Set task :: Gather, from the data below, each line in which the word "this" occurs.

Record list ::
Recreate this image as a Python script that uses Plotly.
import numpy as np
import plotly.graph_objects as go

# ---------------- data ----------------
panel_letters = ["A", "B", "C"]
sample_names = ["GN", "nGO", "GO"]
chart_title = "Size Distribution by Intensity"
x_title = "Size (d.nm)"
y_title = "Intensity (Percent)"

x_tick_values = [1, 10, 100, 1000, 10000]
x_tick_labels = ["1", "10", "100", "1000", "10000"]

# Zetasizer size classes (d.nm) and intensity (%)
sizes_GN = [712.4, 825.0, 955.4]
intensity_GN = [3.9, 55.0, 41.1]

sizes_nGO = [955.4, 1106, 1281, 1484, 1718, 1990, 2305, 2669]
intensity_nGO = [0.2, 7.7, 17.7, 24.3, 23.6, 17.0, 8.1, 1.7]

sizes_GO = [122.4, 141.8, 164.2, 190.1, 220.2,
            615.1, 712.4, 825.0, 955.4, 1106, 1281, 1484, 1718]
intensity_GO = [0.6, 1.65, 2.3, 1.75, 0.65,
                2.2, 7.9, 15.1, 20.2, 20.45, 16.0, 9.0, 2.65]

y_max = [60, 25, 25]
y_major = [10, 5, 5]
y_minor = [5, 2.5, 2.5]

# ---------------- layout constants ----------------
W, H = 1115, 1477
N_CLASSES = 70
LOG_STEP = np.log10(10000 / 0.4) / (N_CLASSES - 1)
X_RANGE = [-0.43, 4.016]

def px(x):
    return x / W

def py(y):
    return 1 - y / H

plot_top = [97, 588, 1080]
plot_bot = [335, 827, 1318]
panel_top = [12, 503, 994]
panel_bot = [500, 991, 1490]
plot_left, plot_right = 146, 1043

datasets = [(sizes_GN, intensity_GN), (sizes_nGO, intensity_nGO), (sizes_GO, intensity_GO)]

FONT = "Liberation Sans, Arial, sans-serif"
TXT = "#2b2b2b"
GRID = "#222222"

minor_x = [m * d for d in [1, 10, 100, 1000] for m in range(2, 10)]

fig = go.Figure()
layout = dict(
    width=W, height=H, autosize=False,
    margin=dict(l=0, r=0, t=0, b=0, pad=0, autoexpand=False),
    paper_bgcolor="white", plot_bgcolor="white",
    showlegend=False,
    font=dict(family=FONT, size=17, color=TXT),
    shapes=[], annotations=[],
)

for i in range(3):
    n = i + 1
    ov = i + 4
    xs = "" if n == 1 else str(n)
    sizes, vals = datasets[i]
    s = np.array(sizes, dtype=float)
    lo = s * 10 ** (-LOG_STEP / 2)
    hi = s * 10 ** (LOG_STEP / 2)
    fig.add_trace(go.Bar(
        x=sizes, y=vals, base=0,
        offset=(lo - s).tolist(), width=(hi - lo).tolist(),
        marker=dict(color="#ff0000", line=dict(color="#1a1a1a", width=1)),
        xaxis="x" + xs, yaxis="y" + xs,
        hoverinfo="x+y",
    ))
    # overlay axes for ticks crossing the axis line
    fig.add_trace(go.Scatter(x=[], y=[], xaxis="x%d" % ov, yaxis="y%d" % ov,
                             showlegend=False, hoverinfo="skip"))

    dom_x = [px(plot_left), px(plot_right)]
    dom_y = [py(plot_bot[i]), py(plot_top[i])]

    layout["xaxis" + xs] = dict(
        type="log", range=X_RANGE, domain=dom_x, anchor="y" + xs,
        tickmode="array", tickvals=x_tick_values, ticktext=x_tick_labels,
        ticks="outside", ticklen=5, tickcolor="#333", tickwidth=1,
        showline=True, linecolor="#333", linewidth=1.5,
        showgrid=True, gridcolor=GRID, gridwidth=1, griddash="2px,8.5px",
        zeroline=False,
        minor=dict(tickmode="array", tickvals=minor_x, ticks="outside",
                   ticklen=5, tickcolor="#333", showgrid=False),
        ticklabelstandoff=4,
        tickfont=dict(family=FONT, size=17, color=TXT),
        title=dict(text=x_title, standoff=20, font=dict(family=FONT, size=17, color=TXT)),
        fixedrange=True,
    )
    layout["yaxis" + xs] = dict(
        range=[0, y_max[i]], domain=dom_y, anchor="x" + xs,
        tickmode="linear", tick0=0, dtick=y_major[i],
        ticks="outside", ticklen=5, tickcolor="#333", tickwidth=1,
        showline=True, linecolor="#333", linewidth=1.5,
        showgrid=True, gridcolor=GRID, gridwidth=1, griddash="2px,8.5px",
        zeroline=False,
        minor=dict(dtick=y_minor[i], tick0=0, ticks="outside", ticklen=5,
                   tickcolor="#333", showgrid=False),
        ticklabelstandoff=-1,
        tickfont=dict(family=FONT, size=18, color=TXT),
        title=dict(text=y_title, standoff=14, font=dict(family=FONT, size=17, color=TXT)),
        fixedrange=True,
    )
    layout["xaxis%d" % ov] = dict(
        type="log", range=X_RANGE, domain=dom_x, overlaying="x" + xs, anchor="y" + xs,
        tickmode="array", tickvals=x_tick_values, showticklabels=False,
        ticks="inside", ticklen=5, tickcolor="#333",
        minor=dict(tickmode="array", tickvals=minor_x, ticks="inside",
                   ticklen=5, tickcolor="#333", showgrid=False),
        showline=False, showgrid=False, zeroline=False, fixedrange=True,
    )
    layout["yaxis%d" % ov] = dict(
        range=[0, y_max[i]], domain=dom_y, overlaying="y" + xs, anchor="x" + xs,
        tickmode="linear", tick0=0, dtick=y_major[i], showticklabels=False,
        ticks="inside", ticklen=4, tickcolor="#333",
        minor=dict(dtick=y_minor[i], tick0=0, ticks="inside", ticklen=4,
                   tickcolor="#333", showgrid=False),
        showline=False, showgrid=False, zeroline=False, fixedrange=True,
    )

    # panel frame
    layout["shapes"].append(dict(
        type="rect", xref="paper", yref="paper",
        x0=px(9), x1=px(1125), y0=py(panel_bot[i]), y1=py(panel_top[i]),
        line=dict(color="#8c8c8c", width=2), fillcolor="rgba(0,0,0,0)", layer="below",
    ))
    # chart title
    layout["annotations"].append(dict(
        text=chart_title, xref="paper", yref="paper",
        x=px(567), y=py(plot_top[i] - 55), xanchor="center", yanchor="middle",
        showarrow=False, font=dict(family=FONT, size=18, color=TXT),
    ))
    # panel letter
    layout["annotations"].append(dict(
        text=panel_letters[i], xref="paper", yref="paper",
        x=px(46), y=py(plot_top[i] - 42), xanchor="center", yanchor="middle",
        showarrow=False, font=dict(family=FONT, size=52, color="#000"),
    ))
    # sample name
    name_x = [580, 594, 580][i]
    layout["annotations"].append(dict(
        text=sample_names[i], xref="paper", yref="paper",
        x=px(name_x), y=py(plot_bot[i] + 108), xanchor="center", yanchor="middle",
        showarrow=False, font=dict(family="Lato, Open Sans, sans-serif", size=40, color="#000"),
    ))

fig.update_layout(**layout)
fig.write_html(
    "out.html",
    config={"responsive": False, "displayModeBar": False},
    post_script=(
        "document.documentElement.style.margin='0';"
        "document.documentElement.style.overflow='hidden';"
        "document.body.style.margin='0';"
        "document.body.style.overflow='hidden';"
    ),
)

--

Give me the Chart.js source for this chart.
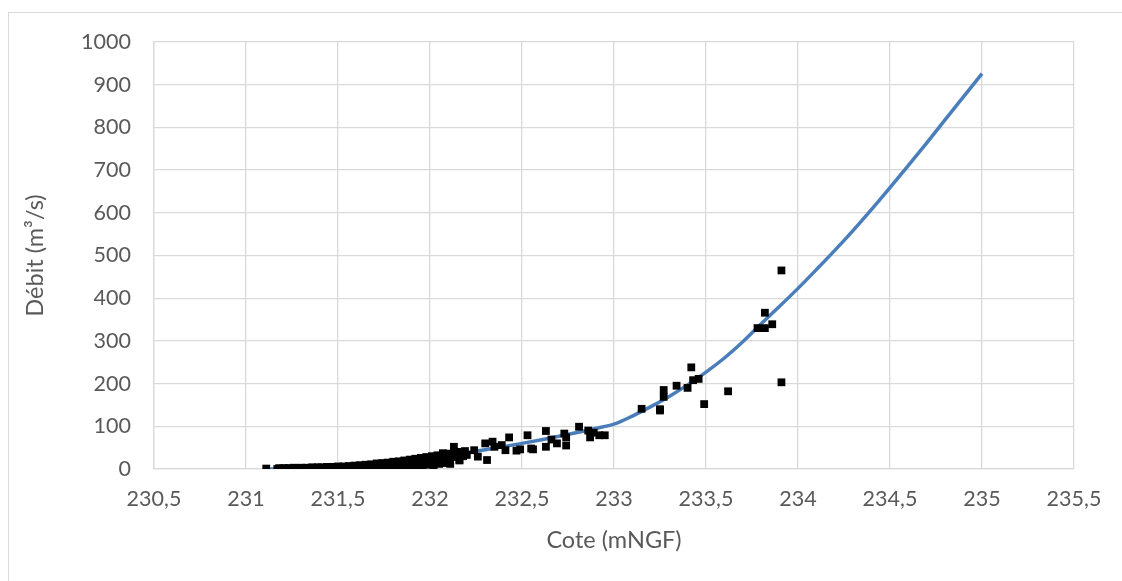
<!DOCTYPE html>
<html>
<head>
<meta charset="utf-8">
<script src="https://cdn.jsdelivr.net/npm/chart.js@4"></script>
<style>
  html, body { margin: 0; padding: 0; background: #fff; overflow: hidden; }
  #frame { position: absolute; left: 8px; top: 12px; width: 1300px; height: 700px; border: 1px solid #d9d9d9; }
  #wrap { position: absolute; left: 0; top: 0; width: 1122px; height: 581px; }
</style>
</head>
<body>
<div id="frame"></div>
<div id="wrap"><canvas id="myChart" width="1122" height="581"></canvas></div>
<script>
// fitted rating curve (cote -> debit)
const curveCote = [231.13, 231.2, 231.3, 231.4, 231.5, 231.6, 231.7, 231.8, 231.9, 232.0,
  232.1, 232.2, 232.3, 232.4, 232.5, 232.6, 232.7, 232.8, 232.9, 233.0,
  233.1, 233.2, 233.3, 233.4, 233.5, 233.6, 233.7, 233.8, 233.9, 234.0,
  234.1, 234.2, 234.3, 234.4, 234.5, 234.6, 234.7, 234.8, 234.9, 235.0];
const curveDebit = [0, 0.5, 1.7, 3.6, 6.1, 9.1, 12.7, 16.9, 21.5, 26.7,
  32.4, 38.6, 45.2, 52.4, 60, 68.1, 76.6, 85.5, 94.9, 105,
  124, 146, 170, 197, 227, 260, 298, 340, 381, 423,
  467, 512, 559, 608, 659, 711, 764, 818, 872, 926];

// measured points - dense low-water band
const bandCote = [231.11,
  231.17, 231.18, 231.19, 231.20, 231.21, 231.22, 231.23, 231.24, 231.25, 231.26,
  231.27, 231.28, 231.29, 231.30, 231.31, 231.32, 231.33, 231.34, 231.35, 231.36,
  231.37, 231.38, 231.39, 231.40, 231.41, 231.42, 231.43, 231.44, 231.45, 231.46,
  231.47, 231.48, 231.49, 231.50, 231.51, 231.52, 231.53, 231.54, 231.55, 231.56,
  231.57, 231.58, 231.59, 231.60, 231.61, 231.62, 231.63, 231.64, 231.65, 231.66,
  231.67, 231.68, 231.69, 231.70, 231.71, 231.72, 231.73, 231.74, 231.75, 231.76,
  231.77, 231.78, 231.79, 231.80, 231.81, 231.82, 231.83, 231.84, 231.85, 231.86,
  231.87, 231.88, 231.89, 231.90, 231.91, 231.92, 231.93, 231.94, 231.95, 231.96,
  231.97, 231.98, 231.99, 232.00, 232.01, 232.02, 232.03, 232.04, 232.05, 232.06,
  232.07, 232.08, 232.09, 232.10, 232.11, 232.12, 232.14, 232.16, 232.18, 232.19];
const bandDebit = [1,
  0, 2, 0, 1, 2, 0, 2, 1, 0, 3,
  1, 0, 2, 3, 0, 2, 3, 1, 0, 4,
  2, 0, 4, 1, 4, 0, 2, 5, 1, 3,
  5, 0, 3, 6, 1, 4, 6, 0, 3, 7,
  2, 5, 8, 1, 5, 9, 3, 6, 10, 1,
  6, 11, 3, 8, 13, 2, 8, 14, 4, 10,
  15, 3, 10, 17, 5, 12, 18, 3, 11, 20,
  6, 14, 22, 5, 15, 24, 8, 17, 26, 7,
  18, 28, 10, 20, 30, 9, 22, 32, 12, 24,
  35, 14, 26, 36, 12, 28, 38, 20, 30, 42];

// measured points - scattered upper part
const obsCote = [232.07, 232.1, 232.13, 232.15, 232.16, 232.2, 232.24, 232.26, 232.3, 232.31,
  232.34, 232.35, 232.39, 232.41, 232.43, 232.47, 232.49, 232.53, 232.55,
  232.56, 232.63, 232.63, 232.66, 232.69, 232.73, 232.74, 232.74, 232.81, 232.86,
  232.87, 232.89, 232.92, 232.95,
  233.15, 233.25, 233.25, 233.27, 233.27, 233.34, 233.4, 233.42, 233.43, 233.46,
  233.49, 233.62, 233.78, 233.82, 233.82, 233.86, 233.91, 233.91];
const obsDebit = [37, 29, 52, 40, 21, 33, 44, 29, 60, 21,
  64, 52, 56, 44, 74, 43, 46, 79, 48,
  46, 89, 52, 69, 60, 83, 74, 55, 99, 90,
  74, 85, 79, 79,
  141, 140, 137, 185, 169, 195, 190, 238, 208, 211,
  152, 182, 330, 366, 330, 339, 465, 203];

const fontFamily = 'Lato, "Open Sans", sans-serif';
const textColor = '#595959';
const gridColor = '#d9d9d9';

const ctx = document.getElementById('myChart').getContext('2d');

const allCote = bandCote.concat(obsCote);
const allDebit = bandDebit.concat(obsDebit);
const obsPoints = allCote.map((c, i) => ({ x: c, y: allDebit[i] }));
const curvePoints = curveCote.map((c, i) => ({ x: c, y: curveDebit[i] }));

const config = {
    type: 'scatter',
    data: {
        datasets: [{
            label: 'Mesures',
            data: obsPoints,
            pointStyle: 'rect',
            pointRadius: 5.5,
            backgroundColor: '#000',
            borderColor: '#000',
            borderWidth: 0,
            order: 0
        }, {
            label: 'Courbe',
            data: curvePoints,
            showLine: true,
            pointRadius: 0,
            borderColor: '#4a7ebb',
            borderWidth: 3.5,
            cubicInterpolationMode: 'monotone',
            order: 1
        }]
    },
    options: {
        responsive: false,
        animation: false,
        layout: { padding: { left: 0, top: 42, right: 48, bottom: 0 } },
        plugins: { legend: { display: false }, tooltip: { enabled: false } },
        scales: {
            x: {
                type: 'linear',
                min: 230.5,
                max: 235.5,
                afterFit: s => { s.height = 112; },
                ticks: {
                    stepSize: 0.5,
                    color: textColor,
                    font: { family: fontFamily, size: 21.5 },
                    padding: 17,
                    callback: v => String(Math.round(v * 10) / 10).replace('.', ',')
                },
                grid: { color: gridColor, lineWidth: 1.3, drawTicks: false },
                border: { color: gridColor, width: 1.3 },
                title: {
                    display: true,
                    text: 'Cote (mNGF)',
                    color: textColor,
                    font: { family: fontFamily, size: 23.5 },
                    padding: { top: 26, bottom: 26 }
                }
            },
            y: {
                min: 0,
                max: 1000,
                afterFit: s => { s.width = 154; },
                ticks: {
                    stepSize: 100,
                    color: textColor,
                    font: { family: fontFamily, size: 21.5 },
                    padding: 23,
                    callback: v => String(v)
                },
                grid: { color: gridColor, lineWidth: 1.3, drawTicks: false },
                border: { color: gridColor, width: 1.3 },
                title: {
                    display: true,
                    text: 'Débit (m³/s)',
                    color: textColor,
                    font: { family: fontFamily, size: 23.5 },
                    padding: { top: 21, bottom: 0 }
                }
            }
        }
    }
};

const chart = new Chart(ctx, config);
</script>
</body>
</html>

Task solution ::
Recreate this image as a Python script that uses Plotly.
Give me the Chart.js source for this chart.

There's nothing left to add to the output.